Background and context
Over the past decades, the structures and functions of the financial system have been subject to rapid and radical change. Phenomena like globalisation, financialisation and technological advances have pushed forward the development of new business models, financial products and trading patterns, in the process attracting market entrants other than the institutions that have traditionally populated the financial landscape. The financial system has grown larger, more complex and more interconnected, increasingly straddling jurisdictional borders. The societal role and impact of the financial system has come under increasing scrutiny, reflecting a shift in perceptions as the financial system increasingly is expected to contribute to broader social and environmental goals. The main bulk of existing financial regulation was not moulded with this financial system in mind, raising pressing questions for legal scholarship.
Research design and methodology
Three of the dissertation’s articles are based on a case study of high-frequency trading (HFT), which has become a ubiquitous presence in financial markets over the course of the last few decades, and the European regulation recently put in place to tackle this phenomenon. The case study resulted in Papers I–III that investigate whether and how the structure and function of markets with HFT presence pose challenges for regulators in their quest to design and enforce regulation that successfully meets the longstanding regulatory goals of fair and orderly financial markets, as well as more recent sustainability-related regulatory objectives. Furthermore, the thesis explores the consequences that could follow if such challenges are met by inadequate regulatory responses, particularly those occurring at the system-level. Here, the analysis builds on insights from the case study, but also includes two additional papers (IV and V), focusing on developments in the perception of how systemic risk originates, pathways for the propagation of risk across the financial system, and potential remedial measures. Paper IV discusses the institutional framework of the European Systemic Risk Board (ESRB) and analyses its expected efficacy in counteracting the build-up and mitigation of macroprudential risks to financial stability. Paper V discusses the relationship between climate change and systemic risk in the financial sector, with a focus on the regulatory challenges brought on by emerging climate-related risks.

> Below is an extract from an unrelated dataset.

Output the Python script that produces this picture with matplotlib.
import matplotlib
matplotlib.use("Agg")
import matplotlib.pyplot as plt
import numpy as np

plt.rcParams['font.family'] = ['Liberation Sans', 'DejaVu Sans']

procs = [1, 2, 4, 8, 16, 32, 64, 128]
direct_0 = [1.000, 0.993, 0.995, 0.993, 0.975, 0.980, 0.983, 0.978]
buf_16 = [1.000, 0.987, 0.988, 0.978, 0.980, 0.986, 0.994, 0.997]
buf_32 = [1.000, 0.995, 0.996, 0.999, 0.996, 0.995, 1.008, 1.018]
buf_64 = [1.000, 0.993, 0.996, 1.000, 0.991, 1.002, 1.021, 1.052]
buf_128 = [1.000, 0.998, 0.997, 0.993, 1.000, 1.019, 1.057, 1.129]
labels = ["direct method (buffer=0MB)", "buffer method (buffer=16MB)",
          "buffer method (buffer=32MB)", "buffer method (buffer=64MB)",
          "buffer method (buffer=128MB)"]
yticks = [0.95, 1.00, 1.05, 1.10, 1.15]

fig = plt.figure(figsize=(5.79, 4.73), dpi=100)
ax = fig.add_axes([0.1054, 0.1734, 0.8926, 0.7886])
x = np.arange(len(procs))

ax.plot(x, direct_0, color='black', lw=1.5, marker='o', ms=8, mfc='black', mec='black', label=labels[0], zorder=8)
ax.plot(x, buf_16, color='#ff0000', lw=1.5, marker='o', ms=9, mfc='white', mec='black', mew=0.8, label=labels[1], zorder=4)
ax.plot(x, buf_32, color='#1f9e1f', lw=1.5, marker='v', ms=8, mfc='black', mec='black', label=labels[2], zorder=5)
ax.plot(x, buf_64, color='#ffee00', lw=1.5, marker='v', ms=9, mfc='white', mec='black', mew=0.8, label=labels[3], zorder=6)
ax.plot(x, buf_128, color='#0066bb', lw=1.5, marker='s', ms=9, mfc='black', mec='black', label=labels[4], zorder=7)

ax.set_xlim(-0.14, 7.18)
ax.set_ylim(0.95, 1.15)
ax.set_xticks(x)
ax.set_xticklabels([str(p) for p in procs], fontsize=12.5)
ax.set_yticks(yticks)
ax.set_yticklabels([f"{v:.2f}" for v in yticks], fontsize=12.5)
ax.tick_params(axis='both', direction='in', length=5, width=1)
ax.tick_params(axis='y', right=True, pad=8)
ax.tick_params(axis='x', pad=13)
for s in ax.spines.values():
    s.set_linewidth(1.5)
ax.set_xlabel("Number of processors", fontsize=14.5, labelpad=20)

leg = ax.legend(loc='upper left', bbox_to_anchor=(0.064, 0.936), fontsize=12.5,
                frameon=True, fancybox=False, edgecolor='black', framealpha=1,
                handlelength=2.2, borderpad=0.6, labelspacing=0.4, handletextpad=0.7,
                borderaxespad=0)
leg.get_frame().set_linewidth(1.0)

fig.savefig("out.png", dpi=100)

Building on legal methodology, and integrating interdisciplinary elements, I constructed a framework for analysis in which the findings from each of the five papers were mobilised to show how the changing landscape of modern financial systems presents financial regulators and supervisors with difficult challenges threatening to hamper the efficacy of their efforts to maintain a well-functioning and stable financial system. This framework allowed me to separate the analyses of the drivers and effects of financial change in three discrete categories:
- Changes in the goal function of financial regulation
- Changes in the structure, functions and behaviour of the financial system
- Changes with regards to the effectiveness (and the perception thereof) of the regulatory responses
Findings and conclusions
The analyses showed that all three categories mentioned are afflicted by processes of change in manners that create new or exacerbate already existing regulatory challenges in the field. These challenges may hamper the effectiveness of financial regulation and, furthermore, complicate the assessment of the efficacy of any regulatory measure. Due to the increasing size, complexity and interconnected nature of the financial system, also involving a potential for influencing large-scale systemic and societal risks (i.a. financial crises or climate-related risks), effects of regulatory failures are difficult to gauge. The thesis contends that this should prompt a re-examination of the underlying theoretical premises of financial regulation as well as the catalogue of regulatory instruments, which today relies heavily on disclosure and conduct rules. For instance, reintroducing more emphasis on structural regulation could be conducive to countering the systemic risk dimensions and further the supervisory oversight of the financial system. This gives rise to new questions that warrant further research in the future.